85. Na celebração do Evangelho da vida, é preciso
saber apreciar e valorizar também os gestos e os
símbolos, de que são ricas as diversas tradições e
costumes culturais dos povos. Trata-se de momentos e
formas de encontro, pelos quais, nos diversos países e
culturas, se manifesta a alegria pela vida que nasce, o
respeito e defesa de cada existência humana, o cuidado
por quem sofre ou passa necessidade, a solidariedade com o
idoso ou o moribundo, a partilha da tristeza de quem está
de luto, a esperança e o desejo da imortalidade.

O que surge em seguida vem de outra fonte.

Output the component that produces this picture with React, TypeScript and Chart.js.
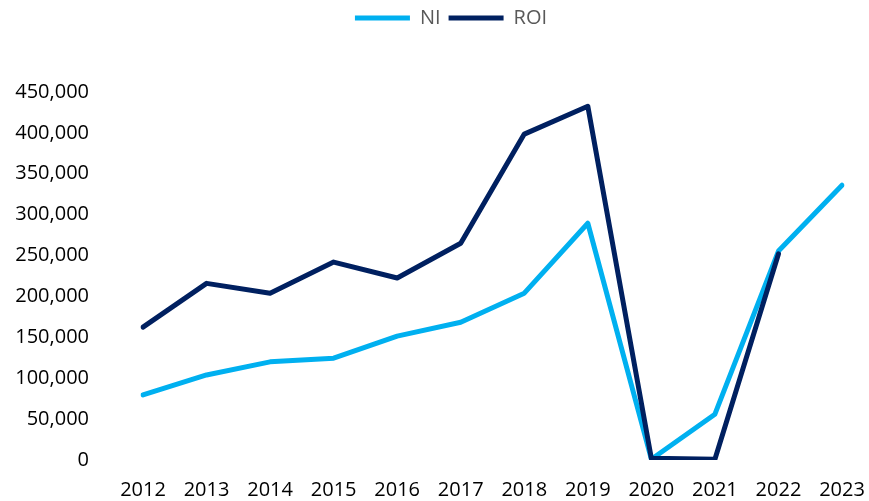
import React, { useEffect, useRef } from "react";
import { Chart, registerables } from "chart.js";

Chart.register(...registerables);

const years = ["2012", "2013", "2014", "2015", "2016", "2017", "2018", "2019", "2020", "2021", "2022", "2023"];
const niValues = [79500, 104000, 120000, 124500, 151500, 168500, 204000, 289500, 1000, 56000, 255500, 336000];
const roiValues = [162500, 216000, 204000, 242000, 222500, 265000, 398500, 432500, 2000, 1000, 252000, null];
const yTicks = { min: 0, max: 450000, step: 50000 };

const legendSpacing = {
  id: "legendSpacing",
  beforeInit(chart: any) {
    const orig = chart.legend.fit;
    chart.legend.fit = function () {
      orig.bind(chart.legend)();
      this.height = 92;
    };
  },
  afterLayout(chart: any) {
    if (chart.legend) {
      chart.legend.left += 30;
      chart.legend.right += 30;
    }
  },
};

const zeroPad = (s: any) => {
  s.paddingLeft = 0;
  s.paddingRight = 0;
  s.paddingTop = 0;
  s.paddingBottom = 0;
};

export default function App() {
  const ref = useRef<HTMLCanvasElement>(null);
  useEffect(() => {
    if (!ref.current) return;
    const font = { family: "'Open Sans', sans-serif", size: 20 };
    const chart = new Chart(ref.current, {
      type: "line",
      data: {
        labels: years,
        datasets: [
          {
            label: "NI",
            data: niValues,
            borderColor: "#00B0F0",
            backgroundColor: "#00B0F0",
            borderWidth: 5,
            pointRadius: 0,
            borderCapStyle: "round",
            borderJoinStyle: "round",
            tension: 0,
            order: 2,
          },
          {
            label: "ROI",
            data: roiValues,
            borderColor: "#002060",
            backgroundColor: "#002060",
            borderWidth: 5,
            pointRadius: 0,
            borderCapStyle: "round",
            borderJoinStyle: "round",
            tension: 0,
            order: 1,
          },
        ],
      },
      plugins: [legendSpacing],
      options: {
        animation: false,
        responsive: false,
        maintainAspectRatio: false,
        layout: { padding: { left: 0, right: 27, top: 0, bottom: 0 } },
        plugins: {
          legend: {
            position: "top",
            align: "center",
            labels: {
              usePointStyle: true,
              pointStyle: "line",
              pointStyleWidth: 55,
              boxHeight: 5,
              padding: 8,
              color: "#595959",
              font,
              sort: (a: any, b: any) => a.datasetIndex - b.datasetIndex,
            },
          },
          tooltip: { enabled: false },
        },
        scales: {
          x: {
            offset: false,
            grid: { display: false },
            border: { display: false },
            ticks: { color: "#000", font, padding: 10, maxRotation: 0, autoSkip: false },
            afterFit: (s: any) => {
              s.height = 41;
              zeroPad(s);
            },
          },
          y: {
            min: yTicks.min,
            max: yTicks.max,
            grid: { display: false },
            border: { display: false },
            ticks: {
              stepSize: yTicks.step,
              color: "#000",
              font,
              padding: 46,
              callback: (v: any) => Number(v).toLocaleString("en-US"),
            },
            afterFit: (s: any) => {
              s.width = 143;
              zeroPad(s);
            },
          },
        },
      },
    });
    return () => chart.destroy();
  }, []);
  return (
    <div style={{ position: "fixed", left: 0, top: 0, width: 869, height: 501, background: "#fff" }}>
      <canvas ref={ref} width={869} height={501} style={{ width: 869, height: 501 }} />
    </div>
  );
}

Nesta perspectiva e acolhendo a sugestão feita pelos
Cardeais no Consistório de 1991, proponho que se
celebre anualmente um Dia em defesa da Vida, nas
diversas Nações, à semelhança do que já se verifica
por iniciativa de algumas Conferências Episcopais. É
necessário que essa ocorrência seja preparada e celebrada
com a activa participação de todas as componentes da
Igreja local. O seu objectivo principal é suscitar nas
consciências, nas famílias, na Igreja e na sociedade,
o reconhecimento do sentido e valor da vida humana em todos
os seus momentos e condições, concentrando a atenção
de modo especial na gravidade do aborto e da eutanásia,
sem contudo transcurar os outros momentos e aspectos da
vida que merecem ser, de vez em quando, tomados em atenta
consideração, conforme a evolução da situação
histórica sugerir.
86. Em coerência com o culto espiritual agradável a
Deus (cf.Rm 12, 1), a celebração do Evangelho
da vida requer a sua concretização sobretudo na
existência quotidiana, vivida no amor pelos outros e na
doação de si próprio. Assim, toda a nossa existência
tornar-se-á acolhimento autêntico e responsável do dom
da vida e louvor sincero e agradecido a Deus que nos fez
esse dom. É o que sucede já com tantos e tantos gestos
de doação, frequentemente humilde e escondida,
cumpridos por homens e mulheres, crianças e adultos,
jovens e idosos, sãos e doentes.
É neste contexto, rico de humanidade e amor, que nascem
também os gestos heróicos. Estes são a celebração
mais solene do Evangelho da vida, porque o proclamam com
o dom total de si; são a manifestação refulgente do
mais elevado grau de amor, que é dar a vida pela pessoa
amada (cf. Jo 15, 13); são a participação no
mistério da Cruz, na qual Jesus revela quão grande
valor tem para Ele a vida de cada homem e como esta se
realiza em plenitude no dom sincero de si. Além dos
factos clamorosos, existe o heroísmo do quotidiano,
feito de pequenos ou grandes gestos de partilha que
alimentam uma autêntica cultura da vida. Entre estes
gestos, merece particular apreço a doação de órgãos
feita, segundo formas eticamente aceitáveis, para
oferecer uma possibilidade de saúde e até de vida a
doentes, por vezes já sem esperança.
A tal heroísmo do quotidiano, pertence o testemunho
silencioso, mas tão fecundo e eloquente, de «todas as
mães corajosas, que se dedicam sem reservas à própria
família, que sofrem ao dar à luz os próprios filhos, e
depois estão prontas a abraçar qualquer fadiga e a
enfrentar todos os sacrifícios, para lhes transmitir
quanto de melhor elas conservam em si». No
cumprimento da sua missão, «nem sempre estas mães
heróicas encontram apoio no seu ambiente. Antes, os
modelos de civilização, com frequência promovidos e
propagados pelos meios de comunicação, não favorecem a
maternidade. Em nome do progresso e da modernidade, são
apresentados como já superados os valores da fidelidade,
da castidade e do sacrifício, nos quais se distinguiram e
continuam a distinguir-se multidões de esposas e de mães
cristãs. (...) Nós vos agradecemos, mães
heróicas, o vosso amor invencível! Nós vos
agradecemos a intrépida confiança em Deus e no seu
amor. Nós vos agradecemos o sacrifício da vossa vida.
(...) Cristo, no Mistério Pascal, restituiu-vos
o dom que Lhe fizestes. Ele, de facto, tem o poder de
vos restituir a vida, que Lhe levastes em oferenda».